By Hailey Melville
Doug Collins brought more than his four decades of NBA playing, coaching and broadcasting experience to Medill last week.
His Michael Jordan anecdotes and “Hubie” sheets compelled the stuffed McCormick Foundation Center Forum, and they drove his narrative forward. But at the core of the talk were guidelines, a series of action-oriented changes and conceptual understandings to do what we’re all here for: become better journalists.
1. Greatness never fears consequence
A series of four pictures sits on a wall in Doug Collins’ home. The sequence is of “The Shot,” Jordan’s infamous series-clinching buzzer beater over Craig Ehlo and the Cleveland Cavaliers in the first round of the 1989 Eastern Conference playoffs. The four frames capture the final play as Jordan bolts to the top of the key, leaps and sinks the game winner.
Once the ball was inbounded, Collins knew the series was over. Jordan expected success and never feared failure, and that’s all Collins needed to know. In whatever they do, the greats have that way about them.
2. Every game tells a story
“It’s the beauty of live sports,” Collins said. Even in the middle of an average season, on a random Tuesday with starters resting against a lower-tier out-of-division opponent, there’s a story.
“But you have to do your homework,” he said.
Before every game, Collins examines his “Hubie” sheets — named in honor of former coach and longtime broadcaster Hubie Brown — that highlight statistics for each team. The sheets can reveal specific trends, even a teams identity.
The identity, he said, creates a starting point. The Golden State Warriors, for example, are going to shoot a lot of threes. If their opponent does a poor job defending those shots, then that’s a narrative. Beyond that there are emotionally resonant or revealing stories about the team. When these elements are well reported, they naturally sprinkle between the game’s context.
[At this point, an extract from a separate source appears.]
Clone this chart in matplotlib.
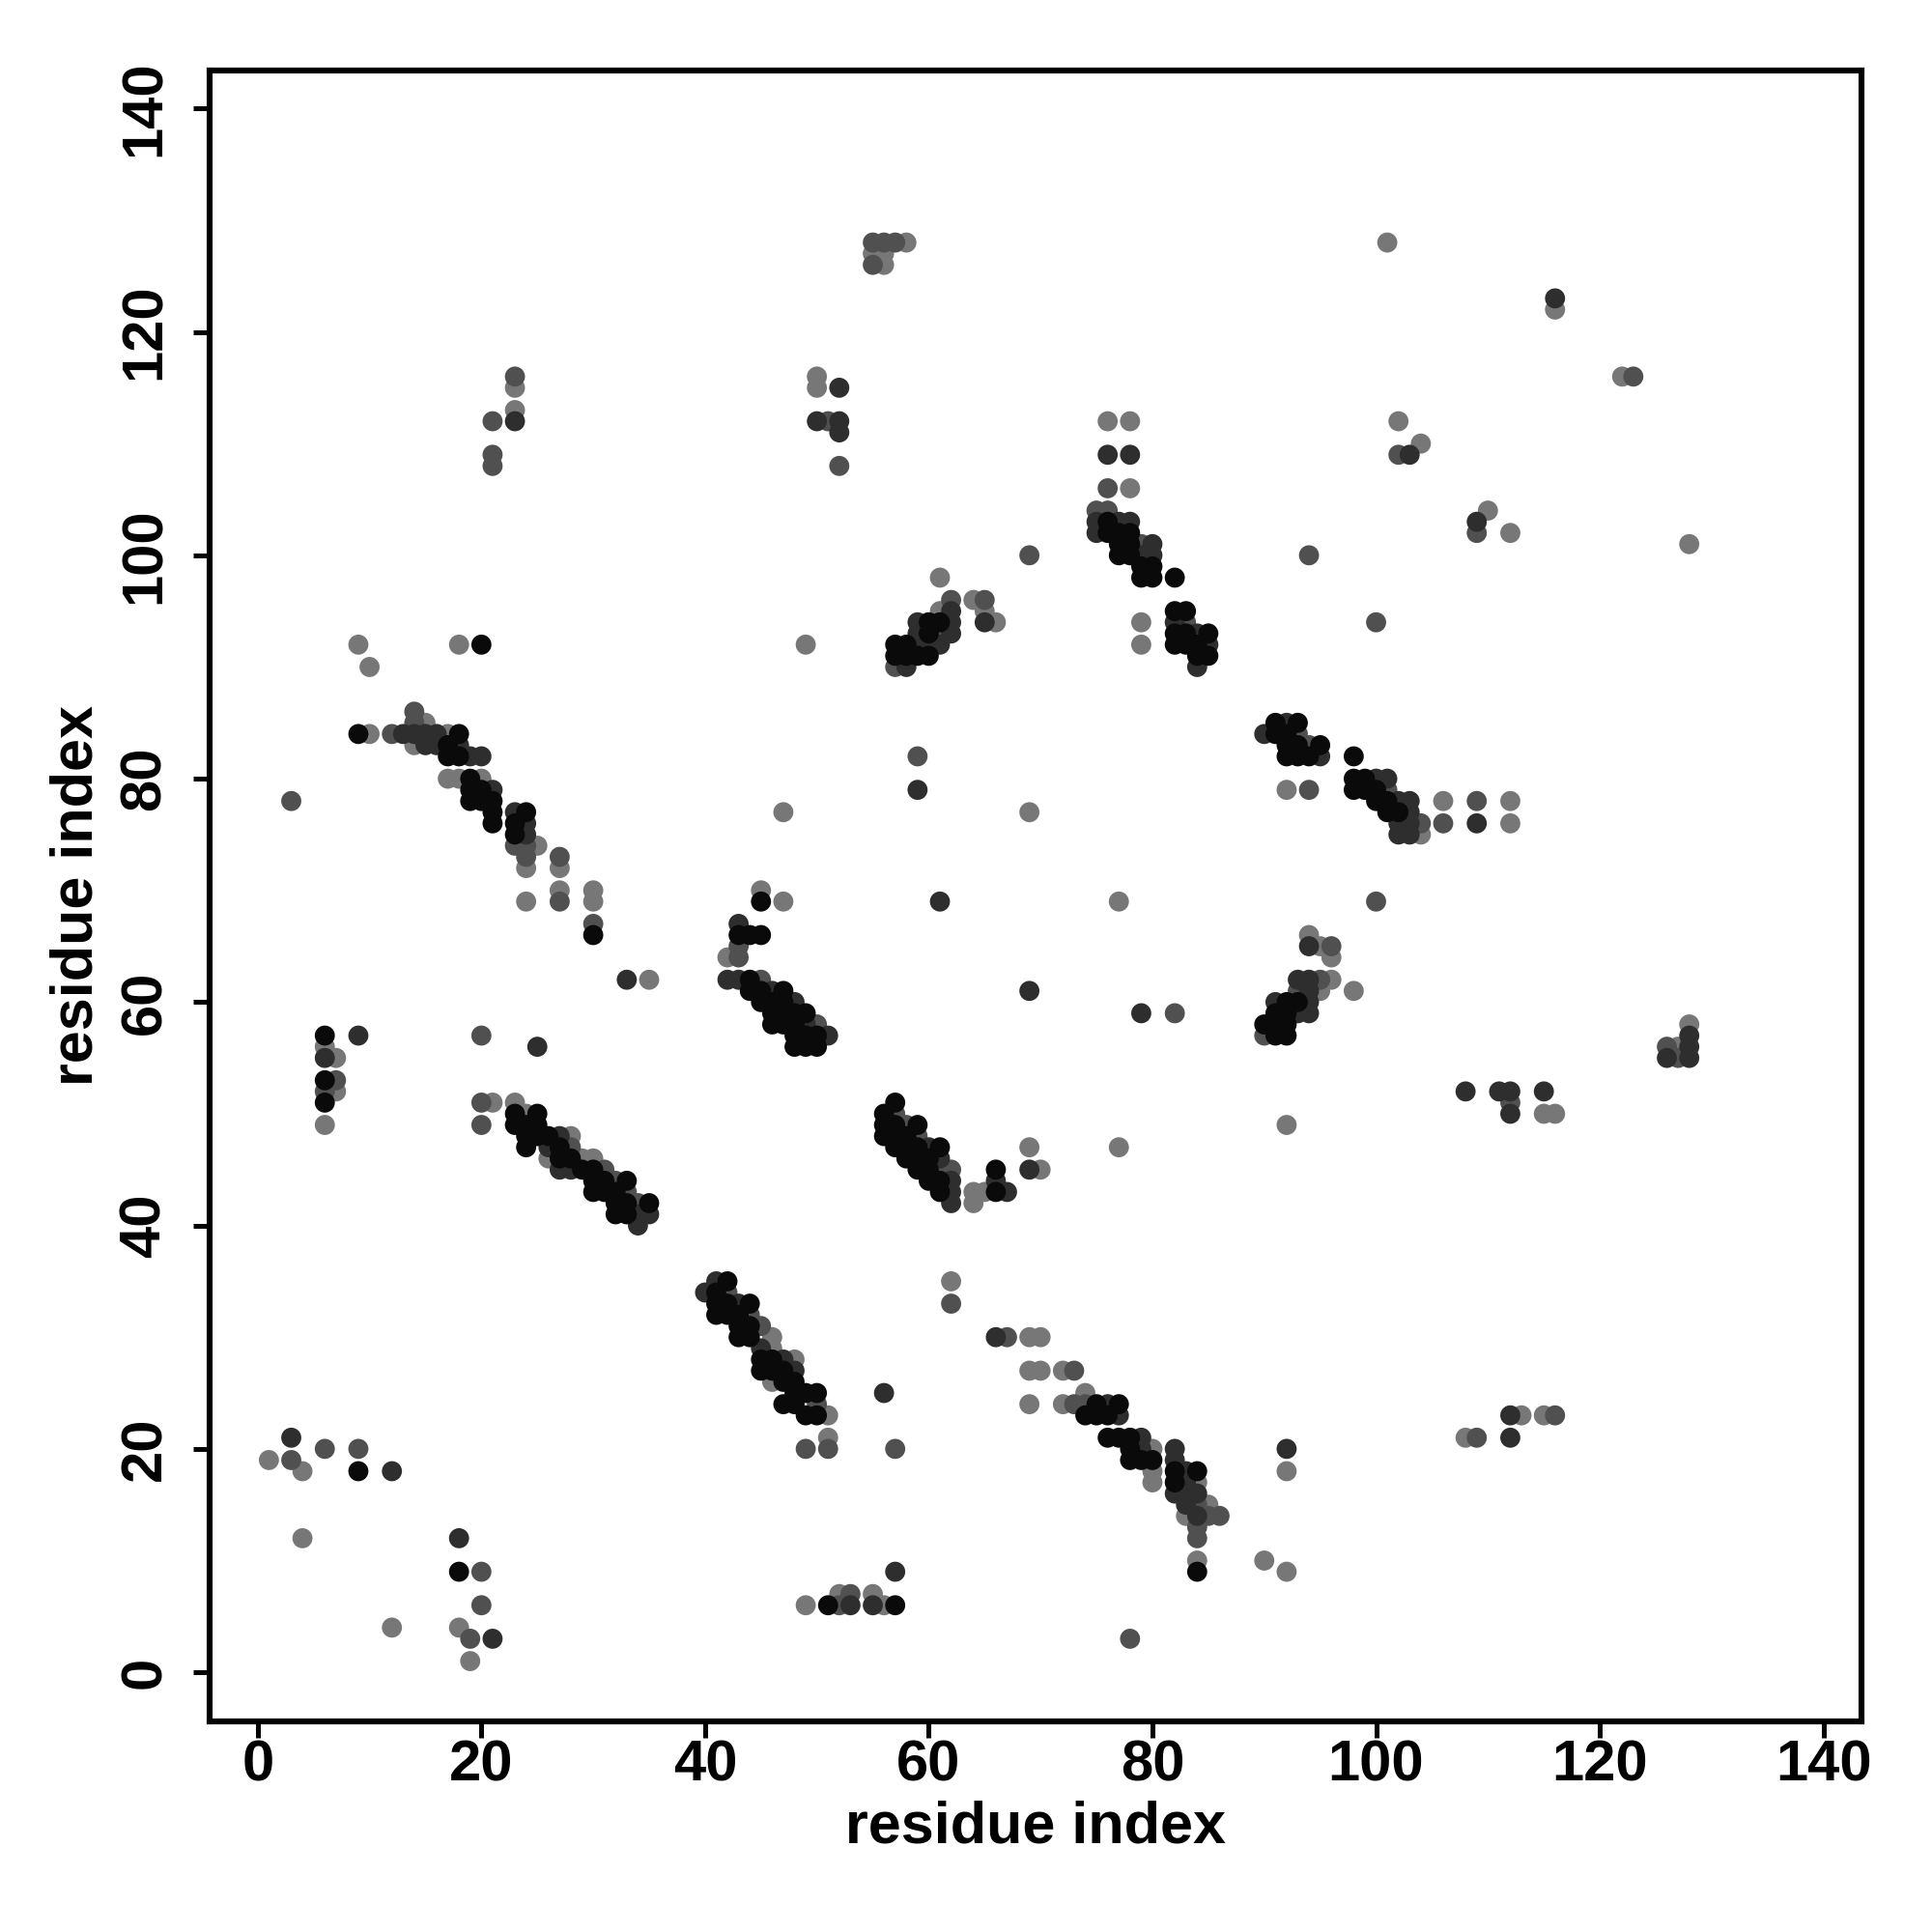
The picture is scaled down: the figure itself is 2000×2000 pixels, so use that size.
import matplotlib
matplotlib.use("Agg")
import matplotlib.pyplot as plt

# contact map: (residue i, residue j, shade) ; shade k=black, d=dark, m=medium, l=light
bottom_left = [(1,19,'l'),(3,21,'d'),(3,19,'m'),(4,18,'l'),(6,20,'m'),(9,20,'m'),(9,18,'k'),
  (12,18,'d'),(4,12,'l'),(18,12,'d'),(18,9,'k'),(20,9,'m'),(20,6,'m'),(12,4,'l'),(18,4,'l'),
  (19,3,'m'),(21,3,'d'),(19,1,'l')]

band_a = [(20,51,'m'),(20,49,'m'),(21,51,'l'),
  (23,51,'l'),(23,50,'k'),(23,49,'k'),
  (24,50,'l'),(24,49,'k'),(24,48,'k'),(24,47,'k'),
  (25,50,'k'),(25,49,'k'),(25,48,'k'),
  (26,48,'k'),(26,47,'d'),(26,46,'l'),
  (27,48,'d'),(27,47,'k'),(27,46,'k'),(27,45,'d'),
  (28,48,'l'),(28,47,'m'),(28,46,'k'),(28,45,'d'),
  (29,46,'l'),(29,45,'k'),
  (30,46,'l'),(30,45,'k'),(30,44,'k'),(30,43,'k'),
  (31,45,'m'),(31,44,'k'),(31,43,'k'),
  (32,44,'m'),(32,43,'k'),(32,42,'k'),(32,41,'k'),
  (33,44,'k'),(33,43,'m'),(33,42,'k'),(33,41,'k'),
  (34,42,'m'),(34,41,'d'),(34,40,'d'),
  (35,42,'k'),(35,41,'d')]

band_b = [(40,34,'d'),
  (41,35,'d'),(41,34,'k'),(41,33,'k'),(41,32,'k'),
  (42,35,'k'),(42,34,'m'),(42,33,'k'),(42,32,'k'),
  (43,33,'d'),(43,32,'k'),(43,31,'k'),(43,30,'k'),
  (44,33,'k'),(44,32,'m'),(44,31,'k'),(44,30,'k'),
  (45,31,'m'),(45,29,'d'),(45,28,'k'),(45,27,'k'),
  (46,30,'l'),(46,29,'l'),(46,28,'k'),(46,27,'k'),(46,26,'l'),
  (47,28,'d'),(47,27,'k'),(47,26,'k'),(47,24,'k'),
  (48,28,'l'),(48,27,'d'),(48,26,'k'),(48,25,'k'),(48,24,'k'),
  (49,25,'k'),(49,23,'k'),
  (50,25,'k'),(50,24,'m'),(50,23,'k'),
  (51,23,'l'),(51,21,'l'),(51,20,'m'),(49,20,'m')]

band_c = [(9,84,'k'),(10,84,'l'),(12,84,'m'),(13,84,'d'),
  (14,86,'m'),(14,85,'m'),(14,84,'d'),(14,83,'l'),
  (15,85,'l'),(15,84,'d'),(15,83,'d'),
  (16,84,'d'),(16,83,'d'),
  (17,84,'l'),(17,83,'k'),(17,82,'k'),(17,80,'l'),
  (18,84,'k'),(18,83,'d'),(18,82,'k'),(18,80,'l'),
  (19,82,'d'),(19,80,'k'),(19,79,'k'),(19,78,'k'),
  (20,82,'d'),(20,80,'l'),(20,79,'k'),(20,78,'k'),
  (21,79,'d'),(21,78,'k'),(21,77,'k'),(21,76,'k'),
  (23,77,'d'),(23,76,'k'),(23,75,'k'),(23,74,'m'),
  (24,77,'k'),(24,76,'d'),(24,75,'d'),(24,74,'m'),(24,73,'m'),(24,72,'l'),(24,69,'l'),
  (25,74,'l'),
  (27,73,'m'),(27,72,'l'),(27,70,'l'),(27,69,'m'),
  (30,70,'l'),(30,69,'l'),(30,67,'m'),(30,66,'k'),
  (33,62,'d'),(35,62,'l'),(3,78,'m')]

left_mid = [(6,57,'k'),(9,57,'d'),(6,56,'l'),(6,55,'d'),(7,55,'l'),(6,53,'k'),(7,53,'m'),
  (6,52,'m'),(7,52,'l'),(6,51,'k'),(6,49,'l'),(20,57,'m'),(25,56,'d')]

band_d = [(42,64,'l'),(43,65,'m'),(43,64,'m'),(43,66,'k'),(43,67,'d'),(44,66,'k'),(45,66,'k'),
  (45,70,'l'),(45,69,'k'),(47,69,'l'),
  (42,62,'d'),(43,62,'d'),(44,62,'k'),(45,62,'m'),(44,61,'k'),(45,61,'k'),(45,60,'k'),
  (46,61,'d'),(46,60,'k'),(46,59,'k'),(46,58,'k'),
  (47,61,'k'),(47,60,'k'),(47,59,'k'),(47,58,'k'),
  (48,60,'d'),(48,59,'k'),(48,58,'k'),(48,57,'k'),(48,56,'k'),
  (49,59,'k'),(49,58,'d'),(49,57,'k'),(49,56,'k'),
  (50,58,'m'),(50,57,'k'),(50,56,'k'),(51,57,'d')]

band_e = [(57,51,'k'),(56,50,'k'),(57,50,'m'),(56,49,'k'),(57,49,'k'),(58,49,'m'),
  (56,48,'k'),(57,48,'k'),(58,48,'k'),(59,49,'k'),(59,48,'m'),
  (57,47,'k'),(58,47,'k'),(59,47,'k'),(60,47,'d'),(61,47,'k'),
  (58,46,'k'),(59,46,'k'),(60,46,'k'),(61,46,'d'),
  (59,45,'k'),(60,45,'k'),(61,45,'m'),(62,45,'m'),
  (60,44,'k'),(61,44,'k'),(62,44,'d'),(61,43,'k'),(62,43,'d'),(62,42,'d'),
  (64,43,'l'),(64,42,'l'),(65,43,'l'),(66,45,'k'),(66,44,'d'),(66,43,'k'),(67,43,'d'),
  (69,45,'d'),(70,45,'l'),(69,47,'l'),(77,47,'l')]

bottom_mid = [(49,6,'l'),(51,6,'k'),(52,6,'m'),(53,6,'d'),(55,6,'d'),(56,6,'l'),(57,6,'k'),
  (52,7,'l'),(53,7,'m'),(55,7,'l'),(57,9,'d'),(57,20,'m'),(56,25,'d'),
  (62,35,'l'),(62,33,'m'),(66,30,'d'),(67,30,'m'),(69,30,'l'),(70,30,'l'),
  (69,27,'l'),(70,27,'l'),(72,27,'l'),(73,27,'m'),(69,24,'l'),(78,3,'m')]

band_f = [(72,24,'l'),(73,24,'m'),(74,25,'l'),(74,24,'m'),(75,24,'k'),(76,24,'d'),(77,24,'k'),
  (74,23,'k'),(75,23,'k'),(76,23,'k'),(77,23,'d'),
  (76,21,'k'),(77,21,'k'),(78,21,'k'),(79,21,'d'),
  (78,20,'k'),(79,20,'d'),(80,20,'l'),(78,19,'k'),(79,19,'k'),(80,19,'k'),
  (80,18,'l'),(80,17,'l'),
  (82,20,'d'),(82,19,'d'),(82,18,'k'),(82,17,'k'),(82,16,'d'),
  (83,18,'d'),(83,17,'d'),(83,16,'d'),(83,15,'d'),(83,14,'l'),
  (84,18,'k'),(84,17,'l'),(84,16,'d'),(84,15,'m'),(84,14,'d'),(84,13,'m'),(84,12,'m'),
  (85,15,'l'),(85,14,'m'),(86,14,'m'),(84,10,'l'),(84,9,'k'),
  (90,10,'l'),(92,9,'l'),(92,20,'d'),(92,18,'l')]

right_low = [(108,21,'l'),(109,21,'m'),(112,21,'d'),(112,23,'d'),(113,23,'l'),(115,23,'l'),(116,23,'m'),
  (108,52,'d'),(111,52,'d'),(112,52,'d'),(112,51,'m'),(112,50,'d'),(115,52,'d'),(115,50,'l'),(116,50,'l'),
  (92,49,'l'),
  (126,56,'m'),(126,55,'d'),(127,56,'l'),(127,55,'m'),(128,58,'l'),(128,57,'d'),(128,56,'d'),(128,55,'d')]

band_k = [(94,66,'l'),(94,65,'d'),(95,65,'l'),(96,65,'m'),(96,64,'l'),
  (93,62,'d'),(94,62,'d'),(95,62,'m'),(96,62,'l'),(93,61,'m'),(94,61,'d'),(95,61,'l'),(98,61,'l'),
  (91,60,'d'),(92,60,'k'),(93,60,'k'),(94,60,'d'),
  (91,59,'k'),(92,59,'k'),(93,59,'d'),(94,59,'d'),
  (90,58,'k'),(91,58,'k'),(92,58,'k'),(90,57,'m'),(91,57,'k'),(92,57,'k')]

middle = [(59,82,'m'),(59,79,'d'),(47,77,'l'),(69,77,'l'),(61,69,'d'),(77,69,'l'),
  (69,61,'d'),(79,59,'d'),(82,59,'m'),(49,92,'l'),(79,92,'l'),(79,94,'l'),(92,79,'l'),(94,79,'m'),
  (69,100,'m'),(94,100,'m'),(100,94,'m'),(100,69,'m')]

band_ij = [(90,84,'d'),(91,85,'k'),(92,85,'d'),(93,85,'k'),(91,84,'k'),(92,84,'k'),(93,84,'m'),
  (92,83,'k'),(93,83,'k'),(94,83,'m'),(95,83,'k'),(92,82,'k'),(93,82,'k'),(94,82,'k'),(95,82,'d'),
  (98,82,'k'),(98,80,'k'),(98,79,'k'),(99,80,'k'),(99,79,'k'),(100,80,'d'),(101,80,'d'),
  (100,79,'k'),(101,79,'m'),(100,78,'k'),(101,78,'k'),(102,78,'d'),(103,78,'d'),
  (101,77,'k'),(102,77,'k'),(103,77,'d'),(102,76,'d'),(103,76,'d'),(104,76,'m'),
  (102,75,'d'),(103,75,'d'),(104,75,'l'),
  (106,78,'l'),(106,76,'m'),(109,78,'m'),(109,76,'d'),(112,78,'l'),(112,76,'l')]

band_g = [(57,92,'k'),(58,92,'k'),(59,92,'d'),(60,92,'d'),(61,92,'d'),
  (57,91,'k'),(58,91,'k'),(59,91,'k'),(60,91,'k'),(57,90,'m'),(58,90,'d'),
  (59,93,'d'),(60,93,'k'),(61,93,'m'),(62,93,'d'),(59,94,'d'),(60,94,'k'),(61,94,'k'),(62,94,'d'),
  (61,95,'l'),(62,95,'d'),(62,96,'m'),(64,96,'l'),(65,96,'m'),(65,95,'l'),(65,94,'d'),(66,94,'l'),
  (61,98,'l')]

band_m = [(76,112,'l'),(78,112,'l'),(76,109,'d'),(78,109,'d'),(76,106,'m'),(78,106,'l'),
  (75,104,'m'),(76,104,'m'),(75,103,'d'),(75,102,'d'),(76,103,'k'),(76,102,'k'),
  (77,103,'d'),(78,103,'d'),(77,102,'k'),(78,102,'k'),(77,101,'k'),(78,101,'k'),(79,101,'m'),(80,101,'d'),
  (77,100,'k'),(78,100,'k'),(79,100,'d'),(80,100,'d'),(79,99,'k'),(80,99,'k'),(79,98,'k'),(80,98,'k'),
  (82,98,'k'),
  (82,95,'k'),(83,95,'k'),(82,94,'d'),(83,94,'m'),(82,93,'k'),(83,93,'k'),(84,93,'d'),(85,93,'k'),
  (82,92,'k'),(83,92,'k'),(84,92,'k'),(85,92,'d'),(84,91,'k'),(85,91,'k'),(84,90,'d')]

top_left = [(9,92,'l'),(10,90,'l'),(18,92,'l'),(20,92,'k'),
  (23,116,'m'),(23,115,'l'),(23,113,'l'),(23,112,'d'),(21,112,'m'),(21,109,'m'),(21,108,'m'),
  (50,116,'l'),(50,115,'l'),(52,115,'d'),(50,112,'d'),(51,112,'m'),(52,112,'d'),(52,111,'d'),(52,108,'m'),
  (55,128,'m'),(56,128,'m'),(57,128,'m'),(58,128,'l'),(55,127,'l'),(56,127,'l'),(55,126,'m'),(56,126,'l')]

top_right = [(101,128,'l'),(116,123,'d'),(116,122,'l'),(122,116,'l'),(123,116,'m'),
  (102,112,'l'),(102,109,'m'),(103,109,'d'),(104,110,'l'),
  (110,104,'l'),(109,103,'d'),(109,102,'m'),(112,102,'l'),(128,101,'l')]

shade_gray = {'k': '#0a0a0a', 'd': '#2e2e2e', 'm': '#505050', 'l': '#777777'}

contacts = (bottom_left + band_a + band_b + band_c + left_mid + band_d + band_e + bottom_mid +
            band_f + right_low + band_k + middle + band_ij + band_g + band_m + top_left + top_right)
# lighter first so the dark ones sit on top
order = {'l': 0, 'm': 1, 'd': 2, 'k': 3}
contacts = sorted(contacts, key=lambda p: order[p[2]])

xs = [p[0] for p in contacts]
ys = [p[1] for p in contacts]
cols = [shade_gray[p[2]] for p in contacts]

plt.rcParams['font.family'] = ['Liberation Sans', 'DejaVu Sans']
plt.rcParams['font.weight'] = 'bold'

fig = plt.figure(figsize=(10, 10), dpi=200)
ax = fig.add_axes([0.1085, 0.109, 0.855, 0.8545])
ax.scatter(xs, ys, s=56, c=cols, linewidths=0)

ax.set_xlim(-4.3, 143.4)
ax.set_ylim(-4.4, 143.4)
ax.set_xticks(range(0, 141, 20))
ax.set_yticks(range(0, 141, 20))
for sp in ax.spines.values():
  sp.set_linewidth(2.2)
ax.tick_params(axis='both', width=1.8, length=6, labelsize=21.5)
ax.tick_params(axis='x', pad=0.5)
ax.tick_params(axis='y', pad=8)
for lab in ax.get_yticklabels():
  lab.set_rotation(90)
  lab.set_va('center')
  lab.set_fontweight('bold')
for lab in ax.get_xticklabels():
  lab.set_fontweight('bold')

ax.set_xlabel('residue index', fontsize=22, fontweight='bold')
ax.set_ylabel('residue index', fontsize=22, fontweight='bold')
ax.xaxis.set_label_coords(0.5, -0.0644)
ax.xaxis.label.set_va('center')
ax.yaxis.set_label_coords(-0.0801, 0.5)
ax.yaxis.label.set_va('center')

fig.savefig('out.png', dpi=200, facecolor='white')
3. Analytics are important, but not everything
Collins thinks analytics are useful, but they can’t be used on their own, because there are elements about people that analytics just can’t measure.
For example, statistics may say a certain player should take a clutch shot at the end of a game, but his coach may know that player is not comfortable with the ball in his hands and the game on the line.
This is an important marriage of so-called “soft factors” and concrete data. The teams that have both, Collins said, have the greatest chance to be successful.
4. Substance will always trump style
Journalists have a job to do, but they have less access to players than ever before. When a reporter needs to create more content but has less to work with, more misleading and out-of-context articles begin to appear.
Relationships, Collins stressed, lead to the best reporting, and ultimately the best storytelling.
5. Be critical but never mean spirited
Collins praised event host and Medill Sports Director J.A. Adande on his ability to question and report, but to never be ill-intentioned. This simple concept takes practice, but is the foundation of relationship building and good reporting.